Part time agevolato: cronaca di un flop annunciato

Con una nota dello scorso 20 Febbraio l’ANCL, il sindacato unitario dei consulenti del lavoro, tira le somme sulla misura del part-time agevolato prima della pensione, dopo quasi un anno dalla sua entrata in vigore.
Lo scorso 2 giugno 2016, era infatti entrato in vigore il Decreto Interministeriale firmato il 7 aprile 2016, la norma che rendeva operativa la misura del part time agevolato prima della pensione già contenuta nella Legge di Stabilità 2016 (L. 208/2015).

Part-time agevolato: come funziona

La misura, di carattere sperimentale e riservata ai lavoratori del settore privato con contratto full time a tempo indeterminato, consentiva ai lavoratori che possedevano il requisito minimo per la pensione di vecchiaia (ovvero 20 anni di contributi) e che avrebbero raggiunto il requisito anagrafico per il pensionamento entro il 31 dicembre 2018 di concordare il passaggio al part-time, ottenendo una riduzione dell’orario di lavoro tra il 40% e il 60%, che il lavoratore non avrebbe potuto impiegare in un nuovo lavoro né nel settore pubblico né come autonomo.
L’accesso al part-time agevolato, che avviene su richiesta del lavoratore, era reso operativo dalla firma di un contratto tra impresa e lavoratore dove veniva prevista una riduzione dell’orario di lavoro per un periodo di durata pari al lasso di tempo che intercorreva tra la firma del contratto stesso e il raggiungimento del requisito anagrafico per la pensione da parte del lavoratore (67 anni e sette mesi entro il 31 dicembre 2018).
In questo periodo di lavoro a orario ridotto, l’impresa avrebbe corrisposto al lavoratore una retribuzione proporzionalmente decurtata ma anche una somma esentasse, corrispondente ai contributi previdenziali sulla retribuzione dell’orario non lavorato.
Anche lo Stato avrebbe fatto la sua parte in questo nuovo strumento dal momento che si impegnava a riconoscere al lavoratore la contribuzione figurativa per la prestazione non effettuata: in tal modo, il lavoratore, al momento della maturazione dell’età pensionabile, avrebbe potuto percepire l’intero importo della pensione, senza essere penalizzato.

L’ANCL sul Part-time agevolato

Già al momento dell’emanazione del Decreto Interministeriale l’ANCL aveva ritenuto la norma fallimentare, un giudizio ampiamente confermato dai dati, dal momento che, dal 2 Giugno 2016, data dell’entrata in vigore della misura, le domande accolte dall’Inps sono state appena 200. Le ragioni del flop, secondo l’ANCL, vanno individuate nella natura dello strumento che prevedeva un accordo tra lavoratore e impresa di cui, però, avrebbero beneficiato soprattutto i lavoratori.
Per pubblicizzare la misura del part-time agevolato era stata attivata anche una campagna di comunicazione istituzionale per far conoscere a lavoratori e imprese i vantaggi dello strumento ma anche quest’azione si è rivelata di scarsa utilità.
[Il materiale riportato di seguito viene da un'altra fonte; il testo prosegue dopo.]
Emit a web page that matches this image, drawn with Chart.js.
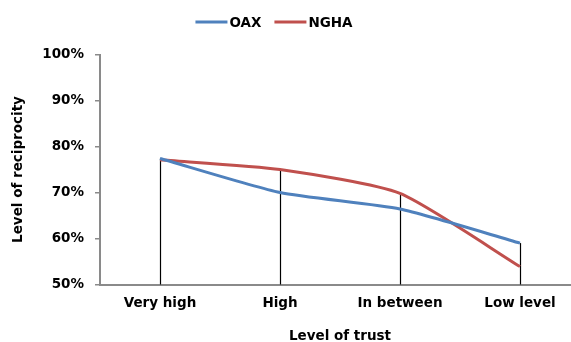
<!DOCTYPE html>
<html>
<head>
<meta charset="utf-8">
<script src="https://cdn.jsdelivr.net/npm/chart.js@4/dist/chart.umd.min.js"></script>
<style>
  html, body { margin: 0; padding: 0; background: #fff; overflow: hidden; }
  #wrap { width: 571px; height: 342px; overflow: hidden; position: relative; }
  canvas { display: block; }
</style>
</head>
<body>
<div id="wrap"><canvas id="chart" width="590" height="342"></canvas></div>
<script>
// Level of trust categories and reciprocity (%) per group
const categories = ['Very high', 'High', 'In between', 'Low level'];
const oaxValues = [77.4, 70.0, 66.4, 59.0];
const nghaValues = [77.1, 75.0, 69.8, 53.9];
const yTicks = [50, 60, 70, 80, 90, 100];

const FONT = '"DejaVu Sans", "Liberation Sans", Arial, sans-serif';
const AXIS_GREY = '#8a8a8a';

// Vertical drop lines from the highest series value down to the category axis
const dropLines = {
  id: 'dropLines',
  beforeDatasetsDraw(chart) {
    const { ctx, chartArea, scales: { x, y } } = chart;
    ctx.save();
    ctx.strokeStyle = '#000';
    ctx.lineWidth = 1.2;
    chart.data.labels.forEach((_, i) => {
      const top = Math.max(...chart.data.datasets.map(d => d.data[i]));
      const px = Math.round(x.getPixelForValue(i)) + 0.5;
      ctx.beginPath();
      ctx.moveTo(px, y.getPixelForValue(top));
      ctx.lineTo(px, chartArea.bottom);
      ctx.stroke();
    });
    ctx.restore();
  }
};

// Legend row across the top: line sample followed by the series name
const topLegend = {
  id: 'topLegend',
  afterDraw(chart) {
    const ctx = chart.ctx;
    const centerX = 274, centerY = 22, sample = 32, gap = 2, spacing = 13;
    ctx.save();
    ctx.font = 'bold 13.5px ' + FONT;
    ctx.textBaseline = 'middle';
    ctx.textAlign = 'left';
    const items = chart.data.datasets.map(d => ({
      text: d.label, color: d.borderColor, w: ctx.measureText(d.label).width
    }));
    const total = items.reduce((s, it) => s + sample + gap + it.w, 0) + spacing * (items.length - 1);
    let x = centerX - total / 2;
    items.forEach(it => {
      ctx.strokeStyle = it.color;
      ctx.lineWidth = 3;
      ctx.beginPath();
      ctx.moveTo(x, centerY);
      ctx.lineTo(x + sample, centerY);
      ctx.stroke();
      ctx.fillStyle = '#000';
      ctx.fillText(it.text, x + sample + gap, centerY + 1);
      x += sample + gap + it.w + spacing;
    });
    ctx.restore();
  }
};

Chart.defaults.font.family = FONT;
Chart.defaults.font.size = 13.5;
Chart.defaults.font.weight = 'bold';
Chart.defaults.color = '#000';

new Chart(document.getElementById('chart'), {
  type: 'line',
  data: {
    labels: categories,
    datasets: [
      { label: 'OAX', data: oaxValues, borderColor: '#4F81BD', backgroundColor: '#4F81BD',
        borderWidth: 3, pointRadius: 0, tension: 0.2, fill: false },
      { label: 'NGHA', data: nghaValues, borderColor: '#C0504D', backgroundColor: '#C0504D',
        borderWidth: 3, pointRadius: 0, tension: 0.2, fill: false }
    ]
  },
  options: {
    responsive: false,
    devicePixelRatio: 1,
    animation: false,
    events: [],
    layout: { padding: { top: 54.5, left: 0, right: 10, bottom: 0 } },
    plugins: {
      legend: { display: false },
      tooltip: { enabled: false }
    },
    scales: {
      x: {
        type: 'category',
        offset: true,
        grid: { display: false, drawTicks: false },
        border: { display: true, color: AXIS_GREY, width: 2 },
        ticks: { padding: 10.5, color: '#000', maxRotation: 0, autoSkip: false },
        title: { display: true, text: 'Level of trust', color: '#000', padding: { top: 0, bottom: -2.4 } },
        afterFit(scale) { scale.height = 57.5; }
      },
      y: {
        min: 50,
        max: 100,
        afterBuildTicks(scale) { scale.ticks = yTicks.map(v => ({ value: v })); },
        grid: { display: true, drawOnChartArea: false, drawTicks: true, tickLength: 5, color: AXIS_GREY, lineWidth: 1.5 },
        border: { display: true, color: AXIS_GREY, width: 2 },
        ticks: { padding: 11, color: '#000', callback: v => v + '%' },
        title: { display: true, text: 'Level of reciprocity', color: '#000', padding: { top: 10.5, bottom: 0 } },
        afterFit(scale) { scale.width = 100; }
      }
    }
  },
  plugins: [dropLines, topLegend]
});
</script>
</body>
</html>
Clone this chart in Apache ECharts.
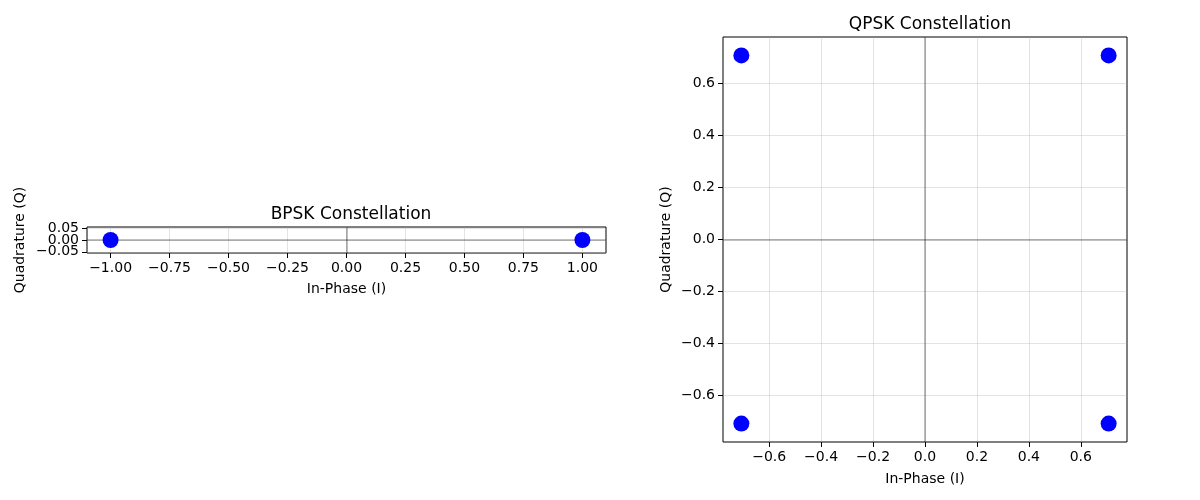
<!DOCTYPE html>
<html><head><meta charset="utf-8">
<script src="https://cdn.jsdelivr.net/npm/echarts@6/dist/echarts.min.js"></script>
<style>html,body{margin:0;padding:0;background:#fff}#c{width:1200px;height:500px}</style>
</head><body><div id="c"></div>
<script>
// BPSK data
const bpskI = [-1, 1];
const bpskQ = [0, 0];
// QPSK data
const qpskI = [0.7071, -0.7071, -0.7071, 0.7071];
const qpskQ = [0.7071, 0.7071, -0.7071, -0.7071];
// tick labels
const bpskXTicks = [-1.0, -0.75, -0.5, -0.25, 0, 0.25, 0.5, 0.75, 1.0];
const bpskYTicks = [-0.05, 0, 0.05];
const qpskXTicks = [-0.6, -0.4, -0.2, 0, 0.2, 0.4, 0.6];
const qpskYTicks = [-0.6, -0.4, -0.2, 0, 0.2, 0.4, 0.6];
const titles = ['BPSK Constellation', 'QPSK Constellation'];
const xName = 'In-Phase (I)';
const yName = 'Quadrature (Q)';

const FONT = 'DejaVu Sans';
const FS = 14;
function fmt(d) { return v => (v < 0 ? '\u2212' : '') + Math.abs(v).toFixed(d); }

function axisCommon(ticks, dec, labelTicks) {
  return {
    axisLine: {show: false, onZero: false},
    axisTick: {show: true, inside: false, length: 5, lineStyle: {color: '#000'}, customValues: ticks},
    axisLabel: {fontFamily: FONT, fontSize: FS, color: '#000', margin: 8, customValues: labelTicks || ticks,
                formatter: fmt(dec), hideOverlap: false, showMinLabel: true, showMaxLabel: true},
    splitLine: {show: false}
  };
}
function xAxisCfg(gi, min, max, ticks, dec, gap) {
  return Object.assign({
    gridIndex: gi, type: 'value', min: min, max: max,
    name: xName, nameLocation: 'middle', nameGap: gap,
    nameTextStyle: {fontFamily: FONT, fontSize: FS, color: '#000'}
  }, axisCommon(ticks, dec));
}
function yAxisCfg(gi, min, max, ticks, dec, gap, labelTicks) {
  return Object.assign({
    gridIndex: gi, type: 'value', min: min, max: max, position: 'left',
    name: yName, nameLocation: 'middle', nameGap: gap, nameRotate: 90,
    nameTextStyle: {fontFamily: FONT, fontSize: FS, color: '#000'}
  }, axisCommon(ticks, dec, labelTicks));
}
function gridLines(gi, xt, yt) {
  const d = [];
  xt.forEach(v => d.push({xAxis: v, lineStyle: {color: 'rgba(176,176,176,0.35)', width: 1, type: 'solid'}}));
  yt.forEach(v => d.push({yAxis: v, lineStyle: {color: 'rgba(176,176,176,0.35)', width: 1, type: 'solid'}}));
  d.push({xAxis: 0, lineStyle: {color: 'rgba(0,0,0,0.33)', width: 1.6, type: 'solid'}});
  d.push({yAxis: 0, lineStyle: {color: 'rgba(0,0,0,0.33)', width: 1.6, type: 'solid'}});
  return {
    type: 'line', xAxisIndex: gi, yAxisIndex: gi, data: [], silent: true, z: 1,
    markLine: {silent: true, symbol: 'none', label: {show: false}, animation: false, data: d}
  };
}
function scatter(gi, xs, ys) {
  return {
    type: 'scatter', xAxisIndex: gi, yAxisIndex: gi, z: 5,
    symbol: 'circle', symbolSize: 16,
    itemStyle: {color: '#0000ff', opacity: 1},
    data: xs.map((x, i) => [x, ys[i]])
  };
}

// BPSK y labels split across two axes so that the tightly packed labels are all drawn
const bpskYOuter = bpskYTicks.filter(v => v !== 0);
const bpskYMiddle = bpskYTicks.filter(v => v === 0);
const extraY = {
  gridIndex: 0, type: 'value', min: -0.055, max: 0.055, position: 'left', offset: 0,
  axisLine: {show: false, onZero: false}, axisTick: {show: false}, splitLine: {show: false},
  axisLabel: {fontFamily: FONT, fontSize: FS, color: '#000', margin: 8, customValues: bpskYMiddle,
              formatter: fmt(2), showMinLabel: true, showMaxLabel: true}
};

const chart = echarts.init(document.getElementById('c'), null, {renderer: 'canvas'});
chart.setOption({
  animation: false,
  backgroundColor: '#fff',
  title: [
    {text: titles[0], left: 346, top: 201, textAlign: 'center',
     textStyle: {fontFamily: FONT, fontSize: 17, fontWeight: 'normal', color: '#000'}},
    {text: titles[1], left: 925, top: 11, textAlign: 'center',
     textStyle: {fontFamily: FONT, fontSize: 17, fontWeight: 'normal', color: '#000'}}
  ],
  grid: [
    {left: 87, top: 227, width: 519, height: 26, show: true, borderColor: '#000', borderWidth: 1, backgroundColor: 'transparent', containLabel: false},
    {left: 723, top: 37, width: 404, height: 405, show: true, borderColor: '#000', borderWidth: 1, backgroundColor: 'transparent', containLabel: false}
  ],
  xAxis: [
    xAxisCfg(0, -1.1, 1.1, bpskXTicks, 2, 29),
    xAxisCfg(1, -0.7778, 0.7778, qpskXTicks, 1, 30)
  ],
  yAxis: [
    yAxisCfg(0, -0.055, 0.055, bpskYTicks, 2, 60, bpskYOuter),
    yAxisCfg(1, -0.7778, 0.7778, qpskYTicks, 1, 50),
    extraY
  ],
  series: [
    gridLines(0, bpskXTicks, bpskYTicks),
    gridLines(1, qpskXTicks, qpskYTicks),
    scatter(0, bpskI, bpskQ),
    scatter(1, qpskI, qpskQ)
  ]
});
</script></body></html>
Il fallimento dello strumento è da considerarsi pressoché uniforme sull’intero territorio nazionale, dal momento che le domande accolte sono state:

  • 33 in Lombardia;
  • 21 nel Lazio;
  • 5 rispettivamente in Liguria e nelle Marche;
  •  solo una in Molise, Basilicata e Valle d’Aosta;

Perché il part-time agevolato è (stato) un flop

La misura del part-time agevolato si è rivelata finora fallimentare perché, seppur vantaggioso per i lavoratori vicini alla pensione, è meno conveniente per le aziende che sono tenute a pagare una quota in più rispetto alle ore effettivamente lavorate (e ai contributi relativi).
Secondo l’ANCL, per essere davvero efficace lo strumento avrebbe dovuto prevedere anche un’agevolazione aggiuntiva per le imprese che, in tal modo, avrebbero ritenuto la misura vantaggiosa. Quest’agevolazione aggiuntiva avrebbe potuto anche non essere generalizzata a tutte le domande di part-time agevolato ma essere riservata ai soli casi in cui il posto del lavoratore in part time agevolato, veniva integrato da una nuova assunzione, anche part time; in tal modo oltre l’uscita dal mondo del lavoro sarebbe stato agevolato anche il ricambio generazionale nelle imprese, con un sicuro vantaggio anche per la produttività e per la (riduzione della) disoccupazione.